Disney is putting all their faith in the Christian audience to increase support for its upcoming The Chronicles of Narnia: The Lion, the Witch and the Wardrobe, the movie version of CS Lewis’ celebrated book. The Magic Kingdom’s studio is pushing the Jesus Christ/Lion analogy and have gone so far as to hire the same company that marketed Passion to work their miracles on Narnia. Churches across the US will even get a sneak peek at the flick before the Heathens do.

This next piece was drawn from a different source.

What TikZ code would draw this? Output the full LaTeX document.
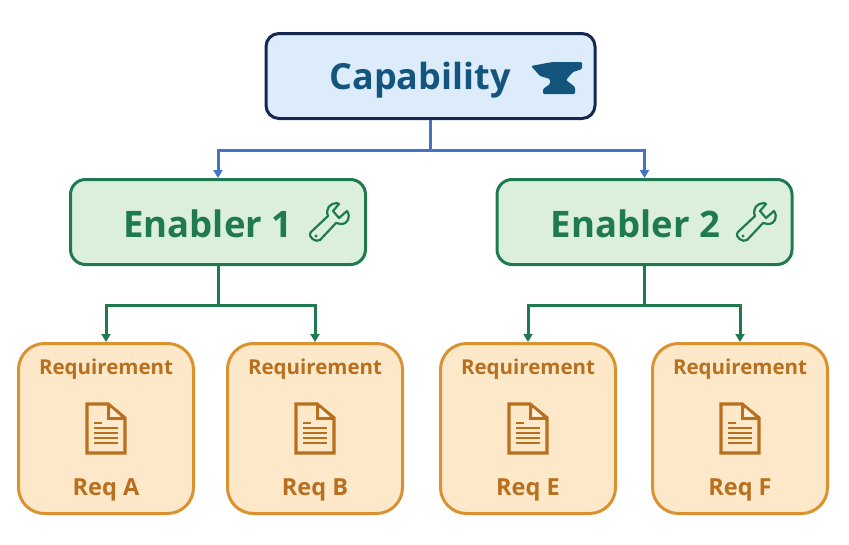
\documentclass[tikz,border=0pt]{standalone}
\usepackage{fontspec}
\setmainfont{Open Sans}
\usetikzlibrary{arrows.meta}
\definecolor{capfill}{HTML}{DCECFB}
\definecolor{capline}{HTML}{14284F}
\definecolor{captext}{HTML}{14557D}
\definecolor{capwire}{HTML}{4472C4}
\definecolor{enfill}{HTML}{DCEFDD}
\definecolor{enline}{HTML}{1F7A50}
\definecolor{reqfill}{HTML}{FDE9C9}
\definecolor{reqline}{HTML}{D9922F}
\definecolor{reqtext}{HTML}{B8701F}
\tikzset{
  capbox/.style={draw=capline,fill=capfill,line width=3pt,rounded corners=13pt,minimum width=329pt,minimum height=85pt,inner sep=0pt},
  enbox/.style={draw=enline,fill=enfill,line width=3pt,rounded corners=15pt,minimum width=295pt,minimum height=85pt,inner sep=0pt},
  reqbox/.style={draw=reqline,fill=reqfill,line width=3pt,rounded corners=26pt,minimum width=175pt,minimum height=170pt,inner sep=0pt},
  captitle/.style={text=captext,font=\fontsize{36}{36}\selectfont\bfseries,inner sep=0pt},
  entitle/.style={text=enline,font=\fontsize{36.5}{36.5}\selectfont\bfseries,inner sep=0pt},
  reqtitle/.style={text=reqtext,font=\fontsize{20.5}{20.5}\selectfont\bfseries,inner sep=0pt},
  reqname/.style={text=reqtext,font=\fontsize{23.5}{23.5}\selectfont\bfseries,inner sep=0pt},
  bluewire/.style={draw=capwire,line width=3pt,-{Triangle[length=8pt,width=9pt]}},
  greenwire/.style={draw=enline,line width=3pt,-{Triangle[length=8pt,width=9pt]}},
  anvil/.pic={
    \fill[captext,rounded corners=1.2pt] (0,4) -- (16,1) -- (22,0) -- (51,0) -- (51,7) -- (42,10) -- (35,18) -- (44,25) -- (44,32) -- (12,32) -- (12,27) -- (19,22) -- (19,17) -- (9,14) -- cycle;
  },
  wrench/.pic={
    \draw[enline,line width=2.2pt,line join=round] (1,30) -- (18,14) .. controls (15,7) and (20,1) .. (27,1) -- (29,2) -- (23,9) -- (29,16) -- (37,9) .. controls (41,15) and (38,22) .. (31,22) -- (26,21) -- (10,38) .. controls (6,41) and (-3,35) .. (1,30) -- cycle;
    \fill[enline] (6,34) circle (1.6);
  },
  docicon/.pic={
    \draw[reqtext,line width=3.4pt,line join=miter] (0,0) -- (21,0) -- (38,14) -- (38,49) -- (0,49) -- cycle;
    \draw[reqtext,line width=3pt] (21,0) -- (21,14) -- (38,14);
    \fill[reqfill!60!white] (24,4) -- (24,12) -- (33,12) -- cycle;
    \draw[reqtext,line width=2pt] (7,19) -- (15,19) (7,24) -- (31,24) (7,29) -- (31,29) (7,34) -- (31,34) (7,39) -- (31,39);
  }
}
\begin{document}
\begin{tikzpicture}[x=1pt,y=-1pt]
\useasboundingbox (0,0) rectangle (849,544);
% top box
\node[capbox] (cap) at (430.5,76) {};
\node[captitle] (captxt) at (420,80) {Capability};
\pic at (531,62) {anvil};
% enablers
\node[enbox] (en1) at (218,222) {};
\node[entitle] (en1txt) at (208,224) {Enabler 1};
\pic at (310,202) {wrench};
\node[enbox] (en2) at (644.5,222) {};
\node[entitle] (en2txt) at (635.5,224) {Enabler 2};
\pic at (737,202) {wrench};
% requirements
\node[reqbox] (reqa) at (106,428.5) {};
\node[reqtitle] (reqahead) at (106,369) {Requirement};
\node[reqname] (reqaname) at (106,490) {Req A};
\pic at (87,404) {docicon};
\node[reqbox] (reqb) at (315,428.5) {};
\node[reqtitle] (reqbhead) at (315,369) {Requirement};
\node[reqname] (reqbname) at (315,490) {Req B};
\pic at (296,404) {docicon};
\node[reqbox] (reqe) at (528,428.5) {};
\node[reqtitle] (reqehead) at (528,369) {Requirement};
\node[reqname] (reqename) at (528,490) {Req E};
\pic at (509,404) {docicon};
\node[reqbox] (reqf) at (740,428.5) {};
\node[reqtitle] (reqfhead) at (740,369) {Requirement};
\node[reqname] (reqfname) at (740,490) {Req F};
\pic at (721,404) {docicon};
% wires
\draw[bluewire] (cap.south) -- ++(0,30) -| (en1.north);
\draw[bluewire] (cap.south) -- ++(0,30) -| (en2.north);
\draw[greenwire] (en1.south) -- ++(0,39) -| (reqa.north);
\draw[greenwire] (en1.south) -- ++(0,39) -| (reqb.north);
\draw[greenwire] (en2.south) -- ++(0,39) -| (reqe.north);
\draw[greenwire] (en2.south) -- ++(0,39) -| (reqf.north);
\end{tikzpicture}
\end{document}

Hollywood calls it good business – I call it commercializing spirituality. Surely promoting the film via traditional routes will reach people of every persuasion and allow them to draw their own conclusions about whether they identify with the film’s themes, characters and message. Isn’t that what a good movie is supoosed make you do? Think, question, experience a different perspective? An endorsement from the pulpit is prone to have the opposite effect on me – kind of like giving away the ending before the opening titles roll.